RECORDED DATA>
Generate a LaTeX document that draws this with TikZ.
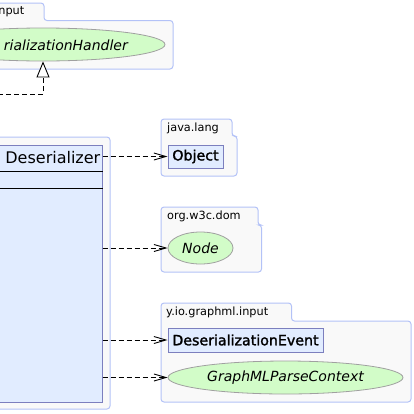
\documentclass[tikz,border=0pt]{standalone}
\usepackage{fontspec}
\setmainfont{DejaVu Sans}
\newfontfamily\bstr{DejaVu Sans}[FakeBold=1.6]
\usetikzlibrary{arrows.meta,shapes.geometric}
\definecolor{pkgfill}{HTML}{F9F9F9}
\definecolor{pkgline}{HTML}{B3C2F7}
\definecolor{clsfill}{HTML}{E1ECFF}
\definecolor{clsline}{HTML}{7C7FBE}
\definecolor{ifill}{HTML}{D2FCC8}
\definecolor{iline}{HTML}{A0A0A0}
\tikzset{
  pkg/.style={draw=pkgline, fill=pkgfill, line width=1pt, rounded corners=3pt},
  pkglabel/.style={font=\fontsize{11.3}{12}\selectfont, anchor=west, inner sep=0pt},
  cls/.style={draw=clsline, fill=clsfill, line width=1pt, rectangle, inner sep=0pt},
  clstext/.style={font=\bstr\fontsize{14.2}{16}\selectfont},
  iface/.style={draw=iline, fill=ifill, line width=0.8pt, ellipse, inner sep=0pt},
  dep/.style={draw=black, line width=0.9pt, dash pattern=on 5pt off 3pt, -{Straight Barb[length=12pt,width=7pt]}},
  realize/.style={draw=black, line width=0.9pt, dash pattern=on 5pt off 3pt, -{Triangle[open,length=16pt,width=13pt,fill=white]}}
}
\begin{document}
\begin{tikzpicture}[x=1pt,y=-1pt]
\useasboundingbox (0,0) rectangle (414,413);
\clip (0,0) rectangle (414,413);
% top package (cut off at the left)
\path[pkg] (-30,69) -- (-30,3) -- (44,3) -- (44,20.5) -- (173,20.5) -- (173,69) -- cycle;
\node[pkglabel, anchor=east] (toplabel) at (24.5,12) {nput};
\node[iface, minimum width=244pt, minimum height=33pt] (handler) at (43,44.5) {};
\node[font=\fontsize{14}{16}\selectfont\itshape, anchor=east, inner sep=0pt] (handlertext) at (128,45) {rializationHandler};
% main package and class
\path[pkg] (-30,137) rectangle (110,409);
\node[cls, minimum width=122pt, minimum height=257pt] (des) at (41,273.5) {};
\draw[black, line width=0.8pt] (-30,171.5) -- (des.east |- 0,171.5);
\draw[black, line width=0.8pt] (-30,188) -- (des.east |- 0,188);
\node[font=\fontsize{16}{18}\selectfont, anchor=east, inner sep=0pt] (destext) at (100.5,157.5) {Deserializer};
% java.lang
\path[pkg] (161,176) -- (161,119) -- (232,119) -- (232,136) -- (237,136) -- (237,176) -- cycle;
\node[pkglabel] (javalabel) at (167,128) {java.lang};
\node[cls, clstext, minimum width=55pt, minimum height=23pt] (obj) at (195.5,156.5) {Object};
% org.w3c.dom
\path[pkg] (161,272) -- (161,207) -- (258,207) -- (258,225) -- (261.5,225) -- (261.5,272) -- cycle;
\node[pkglabel] (domlabel) at (167,216) {org.w3c.dom};
\node[iface, minimum width=65pt, minimum height=32pt, font=\fontsize{14}{16}\selectfont\itshape] (node) at (200.5,248) {Node};
% y.io.graphml.input
\path[pkg] (161,402) -- (161,303) -- (291.5,303) -- (291.5,321) -- (411,321) -- (411,402) -- cycle;
\node[pkglabel] (inlabel) at (166,312) {y.io.graphml.input};
\node[cls, clstext, minimum width=155pt, minimum height=24pt] (evt) at (245.5,340) {DeserializationEvent};
\node[iface, minimum width=235pt, minimum height=33pt, font=\fontsize{14}{16}\selectfont\itshape] (ctx) at (285.5,377.5) {GraphMLParseContext};
% connectors
\coordinate (src) at (-10,94);
\draw[realize] (src) -- (43,94) -- (handler.south);
\draw[dep] (des.east |- obj.west) -- (obj.west);
\draw[dep] (des.east |- node.west) -- (node.west);
\draw[dep] (des.east |- evt.west) -- (evt.west);
\draw[dep] (des.east |- ctx.west) -- (ctx.west);
\end{tikzpicture}
\end{document}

STATED PROBLEM>
Set down the complete material exactly, but do not include the images.

SOLUTION TO THIS TASK>
Generate a LaTeX document that draws this with TikZ.
\documentclass[tikz,border=0pt]{standalone}
\usepackage{fontspec}
\setmainfont{DejaVu Sans}
\newfontfamily\bstr{DejaVu Sans}[FakeBold=1.6]
\usetikzlibrary{arrows.meta,shapes.geometric}
\definecolor{pkgfill}{HTML}{F9F9F9}
\definecolor{pkgline}{HTML}{B3C2F7}
\definecolor{clsfill}{HTML}{E1ECFF}
\definecolor{clsline}{HTML}{7C7FBE}
\definecolor{ifill}{HTML}{D2FCC8}
\definecolor{iline}{HTML}{A0A0A0}
\tikzset{
  pkg/.style={draw=pkgline, fill=pkgfill, line width=1pt, rounded corners=3pt},
  pkglabel/.style={font=\fontsize{11.3}{12}\selectfont, anchor=west, inner sep=0pt},
  cls/.style={draw=clsline, fill=clsfill, line width=1pt, rectangle, inner sep=0pt},
  clstext/.style={font=\bstr\fontsize{14.2}{16}\selectfont},
  iface/.style={draw=iline, fill=ifill, line width=0.8pt, ellipse, inner sep=0pt},
  dep/.style={draw=black, line width=0.9pt, dash pattern=on 5pt off 3pt, -{Straight Barb[length=12pt,width=7pt]}},
  realize/.style={draw=black, line width=0.9pt, dash pattern=on 5pt off 3pt, -{Triangle[open,length=16pt,width=13pt,fill=white]}}
}
\begin{document}
\begin{tikzpicture}[x=1pt,y=-1pt]
\useasboundingbox (0,0) rectangle (414,413);
\clip (0,0) rectangle (414,413);
% top package (cut off at the left)
\path[pkg] (-30,69) -- (-30,3) -- (44,3) -- (44,20.5) -- (173,20.5) -- (173,69) -- cycle;
\node[pkglabel, anchor=east] (toplabel) at (24.5,12) {nput};
\node[iface, minimum width=244pt, minimum height=33pt] (handler) at (43,44.5) {};
\node[font=\fontsize{14}{16}\selectfont\itshape, anchor=east, inner sep=0pt] (handlertext) at (128,45) {rializationHandler};
% main package and class
\path[pkg] (-30,137) rectangle (110,409);
\node[cls, minimum width=122pt, minimum height=257pt] (des) at (41,273.5) {};
\draw[black, line width=0.8pt] (-30,171.5) -- (des.east |- 0,171.5);
\draw[black, line width=0.8pt] (-30,188) -- (des.east |- 0,188);
\node[font=\fontsize{16}{18}\selectfont, anchor=east, inner sep=0pt] (destext) at (100.5,157.5) {Deserializer};
% java.lang
\path[pkg] (161,176) -- (161,119) -- (232,119) -- (232,136) -- (237,136) -- (237,176) -- cycle;
\node[pkglabel] (javalabel) at (167,128) {java.lang};
\node[cls, clstext, minimum width=55pt, minimum height=23pt] (obj) at (195.5,156.5) {Object};
% org.w3c.dom
\path[pkg] (161,272) -- (161,207) -- (258,207) -- (258,225) -- (261.5,225) -- (261.5,272) -- cycle;
\node[pkglabel] (domlabel) at (167,216) {org.w3c.dom};
\node[iface, minimum width=65pt, minimum height=32pt, font=\fontsize{14}{16}\selectfont\itshape] (node) at (200.5,248) {Node};
% y.io.graphml.input
\path[pkg] (161,402) -- (161,303) -- (291.5,303) -- (291.5,321) -- (411,321) -- (411,402) -- cycle;
\node[pkglabel] (inlabel) at (166,312) {y.io.graphml.input};
\node[cls, clstext, minimum width=155pt, minimum height=24pt] (evt) at (245.5,340) {DeserializationEvent};
\node[iface, minimum width=235pt, minimum height=33pt, font=\fontsize{14}{16}\selectfont\itshape] (ctx) at (285.5,377.5) {GraphMLParseContext};
% connectors
\coordinate (src) at (-10,94);
\draw[realize] (src) -- (43,94) -- (handler.south);
\draw[dep] (des.east |- obj.west) -- (obj.west);
\draw[dep] (des.east |- node.west) -- (node.west);
\draw[dep] (des.east |- evt.west) -- (evt.west);
\draw[dep] (des.east |- ctx.west) -- (ctx.west);
\end{tikzpicture}
\end{document}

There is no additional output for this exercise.